Data shown:
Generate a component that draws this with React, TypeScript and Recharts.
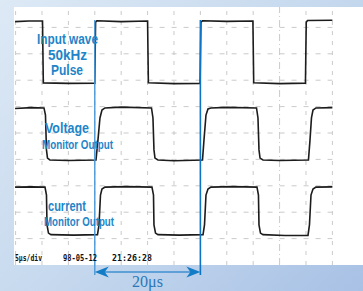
import React from "react";
import { LineChart, Line, XAxis, YAxis, ReferenceArea, ReferenceLine, ReferenceDot } from "recharts";

// time in microseconds, level in screen divisions
const inputWave = [
  { t: -0.1, v: 9.22 }, { t: 2.5, v: 9.24 }, { t: 5.1, v: 9.24 }, { t: 5.25, v: 6.9 },
  { t: 10, v: 6.88 }, { t: 15.0, v: 6.89 }, { t: 15.15, v: 9.2 }, { t: 15.4, v: 9.25 },
  { t: 20, v: 9.22 }, { t: 25.0, v: 9.24 }, { t: 25.15, v: 6.9 }, { t: 30, v: 6.87 },
  { t: 34.95, v: 6.88 }, { t: 35.1, v: 9.2 }, { t: 35.4, v: 9.25 }, { t: 40, v: 9.23 },
  { t: 44.95, v: 9.24 }, { t: 45.1, v: 6.9 }, { t: 50, v: 6.87 }, { t: 54.9, v: 6.89 },
  { t: 55.05, v: 9.2 }, { t: 55.3, v: 9.26 }, { t: 60, v: 9.27 },
];

const voltageWave = [
  { t: -0.1, v: 5.93 }, { t: 3, v: 5.96 }, { t: 5.38, v: 5.95 }, { t: 5.66, v: 5.68 },
  { t: 5.85, v: 4.36 }, { t: 6.04, v: 4.05 }, { t: 6.5, v: 3.98 }, { t: 10, v: 3.96 },
  { t: 15.23, v: 3.98 }, { t: 15.6, v: 4.73 }, { t: 15.98, v: 5.57 }, { t: 16.36, v: 5.87 },
  { t: 16.93, v: 5.95 }, { t: 20, v: 5.98 }, { t: 25.74, v: 5.95 }, { t: 26.02, v: 5.57 },
  { t: 26.21, v: 4.36 }, { t: 26.4, v: 4.05 }, { t: 26.97, v: 3.98 }, { t: 30, v: 3.95 },
  { t: 35.4, v: 3.98 }, { t: 35.68, v: 4.73 }, { t: 36.06, v: 5.68 }, { t: 36.44, v: 5.91 },
  { t: 37.0, v: 5.95 }, { t: 40, v: 5.97 }, { t: 45.63, v: 5.95 }, { t: 45.91, v: 5.57 },
  { t: 46.1, v: 4.36 }, { t: 46.3, v: 4.05 }, { t: 46.86, v: 3.98 }, { t: 50, v: 3.96 },
  { t: 55.47, v: 3.98 }, { t: 55.76, v: 4.73 }, { t: 56.04, v: 5.57 }, { t: 56.33, v: 5.87 },
  { t: 56.89, v: 5.95 }, { t: 60, v: 5.96 },
];

const currentWave = [
  { t: -0.1, v: 2.95 }, { t: 3, v: 2.96 }, { t: 5.57, v: 2.95 }, { t: 5.85, v: 2.65 },
  { t: 5.95, v: 1.52 }, { t: 6.23, v: 1.21 }, { t: 6.7, v: 1.15 }, { t: 11, v: 1.13 },
  { t: 15.51, v: 1.15 }, { t: 15.8, v: 1.52 }, { t: 16.08, v: 2.65 }, { t: 16.36, v: 2.88 },
  { t: 16.93, v: 2.95 }, { t: 21, v: 2.97 }, { t: 25.83, v: 2.95 }, { t: 26.12, v: 2.65 },
  { t: 26.21, v: 1.52 }, { t: 26.5, v: 1.21 }, { t: 26.97, v: 1.15 }, { t: 31, v: 1.13 },
  { t: 35.5, v: 1.15 }, { t: 35.78, v: 1.52 }, { t: 36.06, v: 2.65 }, { t: 36.44, v: 2.88 },
  { t: 37.0, v: 2.95 }, { t: 41, v: 2.97 }, { t: 45.72, v: 2.95 }, { t: 46.0, v: 2.65 },
  { t: 46.1, v: 1.52 }, { t: 46.38, v: 1.21 }, { t: 46.86, v: 1.15 }, { t: 51, v: 1.12 },
  { t: 55.38, v: 1.12 }, { t: 55.66, v: 1.52 }, { t: 55.95, v: 2.65 }, { t: 56.33, v: 2.88 },
  { t: 56.89, v: 2.95 }, { t: 60, v: 2.96 },
];

const gridTimes = [0, 5, 10, 15, 20, 25, 30, 35, 40, 45, 50, 55, 60];
const gridDivs = [1, 2, 3, 4, 5, 6, 7, 8, 9];
const markerTimes = [15, 35];
const periodLabel = "20μs";
const scaleLabel = "5μs/div";
const dateLabel = "98-05-12";
const timeLabel = "21:26:28";

const X_DOMAIN: [number, number] = [-0.3, 65.8];
const Y_DOMAIN: [number, number] = [-0.985, 9.773];
const ARROW_Y = -0.265;
const BLUE = "#1e85c9";

const leftHead = (p: any) => (
  <polygon
    points={`${p.cx},${p.cy} ${p.cx + 14},${p.cy - 5.5} ${p.cx + 10},${p.cy} ${p.cx + 14},${p.cy + 5.5}`}
    fill="#137cc6"
  />
);
const rightHead = (p: any) => (
  <polygon
    points={`${p.cx},${p.cy} ${p.cx - 14},${p.cy - 5.5} ${p.cx - 10},${p.cy} ${p.cx - 14},${p.cy + 5.5}`}
    fill="#137cc6"
  />
);

const narrow = "'Liberation Sans Narrow', 'Arial Narrow', 'Liberation Sans', Arial, sans-serif";

export default function App() {
  return (
    <div
      style={{
        position: "absolute",
        left: 0,
        top: 0,
        width: 363,
        height: 291,
        background: "linear-gradient(135deg, #dde9f5 0%, #c6d9ee 50%, #a8c1e5 100%)",
        overflow: "hidden",
      }}
    >
      <LineChart width={363} height={291} margin={{ top: 7, right: 0, bottom: 0, left: 14 }}>
        <XAxis type="number" dataKey="t" domain={X_DOMAIN} allowDataOverflow hide />
        <YAxis type="number" dataKey="v" domain={Y_DOMAIN} allowDataOverflow hide />
        <ReferenceArea x1={X_DOMAIN[0]} x2={X_DOMAIN[1]} y1={0} y2={Y_DOMAIN[1]} fill="#ffffff" fillOpacity={1} stroke="none" />
        {gridTimes.map((t) => (
          <ReferenceLine
            key={"gx" + t}
            segment={[{ x: t, y: 0 }, { x: t, y: Y_DOMAIN[1] }]}
            stroke="#c4c4c4"
            strokeWidth={0.9}
            strokeDasharray={t === 50 ? "7 3 1 3" : "4 6"}
          />
        ))}
        {gridDivs.map((d) => (
          <ReferenceLine
            key={"gy" + d}
            segment={[{ x: 0, y: d }, { x: 60, y: d }]}
            stroke="#c4c4c4"
            strokeWidth={0.9}
            strokeDasharray="5 7"
          />
        ))}
        <Line data={inputWave} dataKey="v" type="linear" stroke="#1c1c1c" strokeWidth={1.6} dot={false} isAnimationActive={false} />
        <Line data={voltageWave} dataKey="v" type="linear" stroke="#1c1c1c" strokeWidth={1.6} dot={false} isAnimationActive={false} />
        <Line data={currentWave} dataKey="v" type="linear" stroke="#1c1c1c" strokeWidth={1.6} dot={false} isAnimationActive={false} />
        <ReferenceLine
          segment={[{ x: markerTimes[0], y: 9.28 }, { x: markerTimes[0], y: -0.38 }]}
          stroke="#4a98d6"
          strokeWidth={1.4}
          ifOverflow="visible"
        />
        <ReferenceLine
          segment={[{ x: markerTimes[1], y: 9.28 }, { x: markerTimes[1], y: -0.38 }]}
          stroke="#0c74c2"
          strokeWidth={1.6}
          ifOverflow="visible"
        />
        <ReferenceLine
          segment={[{ x: markerTimes[0] + 1.5, y: ARROW_Y }, { x: markerTimes[1] - 1.5, y: ARROW_Y }]}
          stroke="#3f8fd0"
          strokeWidth={1.5}
          ifOverflow="visible"
        />
        <ReferenceDot x={markerTimes[0]} y={ARROW_Y} r={1} shape={leftHead} ifOverflow="visible" />
        <ReferenceDot x={markerTimes[1]} y={ARROW_Y} r={1} shape={rightHead} ifOverflow="visible" />
      </LineChart>
      <svg width={363} height={291} style={{ position: "absolute", left: 0, top: 0, pointerEvents: "none" }}>
        <g fill={BLUE} fontFamily={narrow} fontSize={14} fontWeight="bold">
          <text x={37} y={44} textLength={61} lengthAdjust="spacingAndGlyphs">Input wave</text>
          <text x={48} y={59.5} textLength={39} lengthAdjust="spacingAndGlyphs">50kHz</text>
          <text x={51} y={75} textLength={32} lengthAdjust="spacingAndGlyphs">Pulse</text>
          <text x={45} y={133} textLength={44} lengthAdjust="spacingAndGlyphs">Voltage</text>
          <text x={42} y={149} fontSize={12} textLength={71} lengthAdjust="spacingAndGlyphs">Monitor Output</text>
          <text x={48} y={210.5} textLength={38} lengthAdjust="spacingAndGlyphs">current</text>
          <text x={44} y={226} fontSize={12} textLength={70} lengthAdjust="spacingAndGlyphs">Monitor Output</text>
        </g>
        <g fill="#111" fontFamily="'DejaVu Sans Mono', monospace" fontWeight="bold" fontSize={8}>
          <text x={15} y={261} textLength={27} lengthAdjust="spacingAndGlyphs">{scaleLabel}</text>
          <text x={63} y={261} textLength={34} lengthAdjust="spacingAndGlyphs">{dateLabel}</text>
          <text x={112} y={261} textLength={40} lengthAdjust="spacingAndGlyphs">{timeLabel}</text>
        </g>
        <text x={132} y={287} fill="#2a78b8" fontFamily="'Liberation Serif', 'Times New Roman', serif" fontSize={16} textLength={31} lengthAdjust="spacingAndGlyphs">
          {periodLabel}
        </text>
      </svg>
    </div>
  );
}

Work to complete: Write out again exactly the lines from the start of the data above through the line containing "ReferenceArea, ReferenceLine, ReferenceDot", inclusive, excluding any pictures.

Completed task:
Generate a component that draws this with React, TypeScript and Recharts.
import React from "react";
import { LineChart, Line, XAxis, YAxis, ReferenceArea, ReferenceLine, ReferenceDot } from "recharts";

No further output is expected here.